Return all lines from the listing below in which the string "this" occurs.

__RECORDS FOR THE EXERCISE__.

━━━

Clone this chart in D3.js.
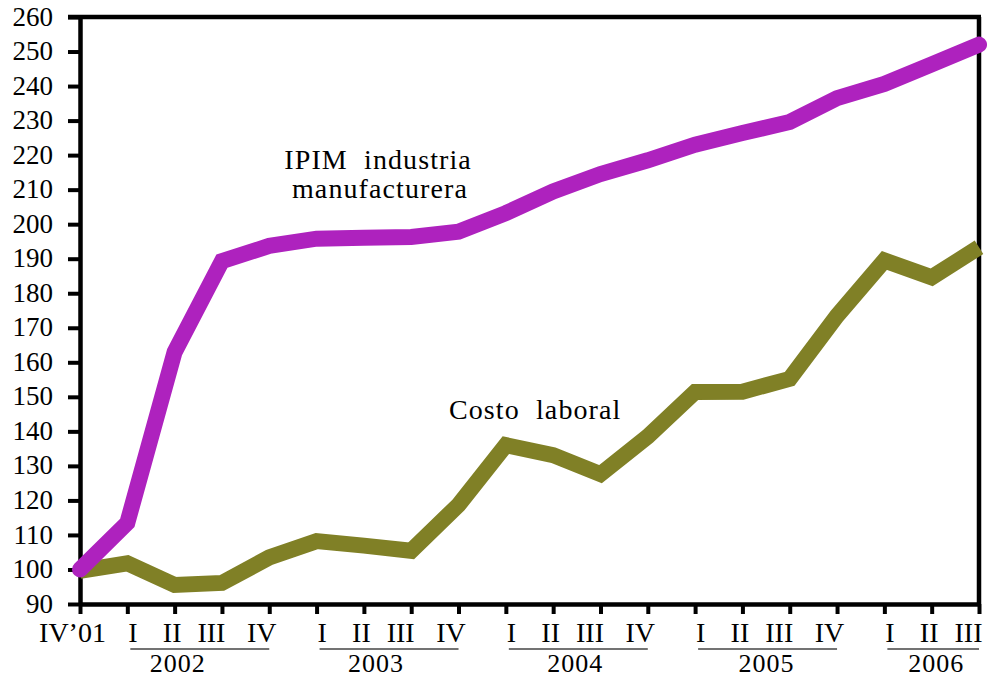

━━━

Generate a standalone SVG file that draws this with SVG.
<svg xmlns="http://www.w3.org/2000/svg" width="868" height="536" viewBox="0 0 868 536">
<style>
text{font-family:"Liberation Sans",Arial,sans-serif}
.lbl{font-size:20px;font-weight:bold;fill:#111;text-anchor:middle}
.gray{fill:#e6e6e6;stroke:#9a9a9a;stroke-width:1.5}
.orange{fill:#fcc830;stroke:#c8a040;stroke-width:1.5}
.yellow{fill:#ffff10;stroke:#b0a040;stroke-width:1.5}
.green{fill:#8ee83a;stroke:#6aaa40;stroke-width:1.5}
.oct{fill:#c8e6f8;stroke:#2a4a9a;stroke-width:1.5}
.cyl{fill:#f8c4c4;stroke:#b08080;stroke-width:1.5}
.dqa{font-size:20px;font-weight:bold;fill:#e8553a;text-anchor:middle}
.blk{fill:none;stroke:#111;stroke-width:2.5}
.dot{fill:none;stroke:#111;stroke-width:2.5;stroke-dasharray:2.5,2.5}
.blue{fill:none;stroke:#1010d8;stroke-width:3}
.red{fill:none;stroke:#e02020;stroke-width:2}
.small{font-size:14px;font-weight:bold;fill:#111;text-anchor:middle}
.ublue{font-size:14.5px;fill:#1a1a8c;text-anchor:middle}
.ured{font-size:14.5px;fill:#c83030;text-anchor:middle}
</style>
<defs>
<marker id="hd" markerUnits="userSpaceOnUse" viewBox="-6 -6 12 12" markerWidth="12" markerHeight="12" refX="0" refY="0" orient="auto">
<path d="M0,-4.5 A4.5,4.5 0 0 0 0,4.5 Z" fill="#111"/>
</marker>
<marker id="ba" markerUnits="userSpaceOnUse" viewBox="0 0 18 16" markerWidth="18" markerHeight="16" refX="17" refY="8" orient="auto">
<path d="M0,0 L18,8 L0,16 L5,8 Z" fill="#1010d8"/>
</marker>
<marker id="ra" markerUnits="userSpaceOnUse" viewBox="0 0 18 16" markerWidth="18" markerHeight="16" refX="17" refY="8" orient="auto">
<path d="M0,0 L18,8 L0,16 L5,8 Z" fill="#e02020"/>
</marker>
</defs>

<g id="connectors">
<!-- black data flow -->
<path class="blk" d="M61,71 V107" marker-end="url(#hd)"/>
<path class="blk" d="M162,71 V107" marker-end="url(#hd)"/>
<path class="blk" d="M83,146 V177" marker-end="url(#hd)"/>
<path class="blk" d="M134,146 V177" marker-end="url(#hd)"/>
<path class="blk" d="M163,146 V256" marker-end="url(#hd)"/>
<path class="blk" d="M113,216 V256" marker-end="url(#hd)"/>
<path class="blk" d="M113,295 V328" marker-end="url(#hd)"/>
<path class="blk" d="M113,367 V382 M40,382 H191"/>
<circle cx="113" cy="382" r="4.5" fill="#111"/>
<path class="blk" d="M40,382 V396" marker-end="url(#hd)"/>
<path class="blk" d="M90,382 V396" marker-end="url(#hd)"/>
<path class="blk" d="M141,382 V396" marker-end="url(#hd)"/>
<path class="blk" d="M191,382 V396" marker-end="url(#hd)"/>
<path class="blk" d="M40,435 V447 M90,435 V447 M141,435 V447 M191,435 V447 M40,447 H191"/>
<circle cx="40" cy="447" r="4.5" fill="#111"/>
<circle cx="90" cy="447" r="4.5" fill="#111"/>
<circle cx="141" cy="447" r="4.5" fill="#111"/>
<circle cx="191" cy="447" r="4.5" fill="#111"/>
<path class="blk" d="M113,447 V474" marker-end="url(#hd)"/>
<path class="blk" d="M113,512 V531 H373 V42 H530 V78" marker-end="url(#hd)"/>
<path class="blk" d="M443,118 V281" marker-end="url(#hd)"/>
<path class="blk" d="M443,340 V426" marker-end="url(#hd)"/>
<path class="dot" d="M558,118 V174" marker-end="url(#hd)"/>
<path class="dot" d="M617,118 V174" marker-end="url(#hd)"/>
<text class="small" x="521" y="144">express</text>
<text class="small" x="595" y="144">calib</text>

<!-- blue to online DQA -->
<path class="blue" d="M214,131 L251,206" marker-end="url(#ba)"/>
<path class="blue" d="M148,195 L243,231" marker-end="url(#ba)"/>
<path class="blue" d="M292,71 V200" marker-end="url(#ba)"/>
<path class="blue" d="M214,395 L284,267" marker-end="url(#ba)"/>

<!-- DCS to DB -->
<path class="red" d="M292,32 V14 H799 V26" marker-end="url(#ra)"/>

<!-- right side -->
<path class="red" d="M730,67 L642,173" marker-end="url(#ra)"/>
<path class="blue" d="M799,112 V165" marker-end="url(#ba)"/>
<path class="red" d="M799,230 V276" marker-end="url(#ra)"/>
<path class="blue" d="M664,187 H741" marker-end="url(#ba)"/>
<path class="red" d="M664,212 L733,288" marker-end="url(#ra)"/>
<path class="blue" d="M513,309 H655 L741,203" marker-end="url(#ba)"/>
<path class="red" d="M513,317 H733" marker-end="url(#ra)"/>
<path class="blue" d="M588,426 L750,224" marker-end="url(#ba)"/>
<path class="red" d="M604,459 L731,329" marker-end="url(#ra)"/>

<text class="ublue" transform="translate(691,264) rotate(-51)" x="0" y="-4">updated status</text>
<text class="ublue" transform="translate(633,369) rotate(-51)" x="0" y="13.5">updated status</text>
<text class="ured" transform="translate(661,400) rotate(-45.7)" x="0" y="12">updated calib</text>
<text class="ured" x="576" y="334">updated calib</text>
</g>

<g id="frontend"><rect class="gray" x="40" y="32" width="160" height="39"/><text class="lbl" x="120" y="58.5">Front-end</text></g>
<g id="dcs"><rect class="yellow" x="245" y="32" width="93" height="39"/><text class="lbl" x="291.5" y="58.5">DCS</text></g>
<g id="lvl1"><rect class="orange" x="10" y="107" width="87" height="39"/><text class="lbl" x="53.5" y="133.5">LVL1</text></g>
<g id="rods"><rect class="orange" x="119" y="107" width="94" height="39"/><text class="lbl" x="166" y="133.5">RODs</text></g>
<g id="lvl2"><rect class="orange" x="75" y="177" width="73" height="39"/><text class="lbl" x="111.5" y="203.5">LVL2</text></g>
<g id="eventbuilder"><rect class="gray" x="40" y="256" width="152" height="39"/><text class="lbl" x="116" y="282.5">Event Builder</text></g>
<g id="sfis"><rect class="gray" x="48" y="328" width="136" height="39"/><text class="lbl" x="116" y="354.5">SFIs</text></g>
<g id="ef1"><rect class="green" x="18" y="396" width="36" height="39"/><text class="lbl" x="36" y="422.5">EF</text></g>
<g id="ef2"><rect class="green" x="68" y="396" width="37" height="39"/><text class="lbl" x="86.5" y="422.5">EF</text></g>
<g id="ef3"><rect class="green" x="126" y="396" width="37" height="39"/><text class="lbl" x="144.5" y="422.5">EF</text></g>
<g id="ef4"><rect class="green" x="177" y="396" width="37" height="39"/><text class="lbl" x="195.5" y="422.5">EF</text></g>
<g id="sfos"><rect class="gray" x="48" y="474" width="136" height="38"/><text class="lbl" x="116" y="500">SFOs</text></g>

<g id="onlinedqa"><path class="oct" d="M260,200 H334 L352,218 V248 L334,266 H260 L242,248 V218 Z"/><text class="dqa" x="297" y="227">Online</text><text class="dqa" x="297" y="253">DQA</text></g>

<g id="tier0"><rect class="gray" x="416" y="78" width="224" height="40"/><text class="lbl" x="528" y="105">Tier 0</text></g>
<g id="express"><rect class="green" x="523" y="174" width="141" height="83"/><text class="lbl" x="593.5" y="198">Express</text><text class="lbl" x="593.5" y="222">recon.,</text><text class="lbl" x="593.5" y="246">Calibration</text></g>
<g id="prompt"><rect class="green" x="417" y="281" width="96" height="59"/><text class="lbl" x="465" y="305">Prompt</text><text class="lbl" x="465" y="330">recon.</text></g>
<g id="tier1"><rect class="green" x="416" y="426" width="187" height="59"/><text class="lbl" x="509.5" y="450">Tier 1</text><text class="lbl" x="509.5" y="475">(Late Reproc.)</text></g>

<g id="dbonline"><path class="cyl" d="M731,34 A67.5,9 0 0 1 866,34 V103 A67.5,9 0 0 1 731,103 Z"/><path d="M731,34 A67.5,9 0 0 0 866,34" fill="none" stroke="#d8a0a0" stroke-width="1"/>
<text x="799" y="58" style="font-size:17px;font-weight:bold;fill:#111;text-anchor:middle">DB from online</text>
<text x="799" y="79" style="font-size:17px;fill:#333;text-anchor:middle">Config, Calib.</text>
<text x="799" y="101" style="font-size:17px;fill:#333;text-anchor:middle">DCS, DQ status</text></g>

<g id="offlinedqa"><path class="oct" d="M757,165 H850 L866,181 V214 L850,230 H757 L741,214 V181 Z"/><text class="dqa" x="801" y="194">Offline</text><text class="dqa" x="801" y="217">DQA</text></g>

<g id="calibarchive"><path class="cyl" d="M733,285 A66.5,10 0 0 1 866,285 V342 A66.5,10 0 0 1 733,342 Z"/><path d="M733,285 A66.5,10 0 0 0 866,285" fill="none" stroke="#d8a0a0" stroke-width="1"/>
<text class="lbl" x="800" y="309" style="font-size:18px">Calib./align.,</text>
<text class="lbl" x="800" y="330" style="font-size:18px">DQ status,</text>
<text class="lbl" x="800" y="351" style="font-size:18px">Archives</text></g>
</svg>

━━━

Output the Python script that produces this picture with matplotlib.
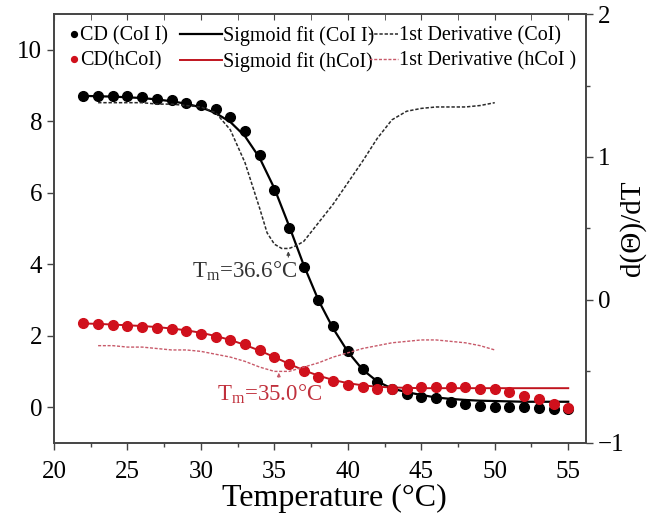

━━━

__EXERCISE RESULT__.
Clone this chart in D3.js.
Generate a standalone SVG file that draws this with SVG.
Output the Python script that produces this picture with matplotlib.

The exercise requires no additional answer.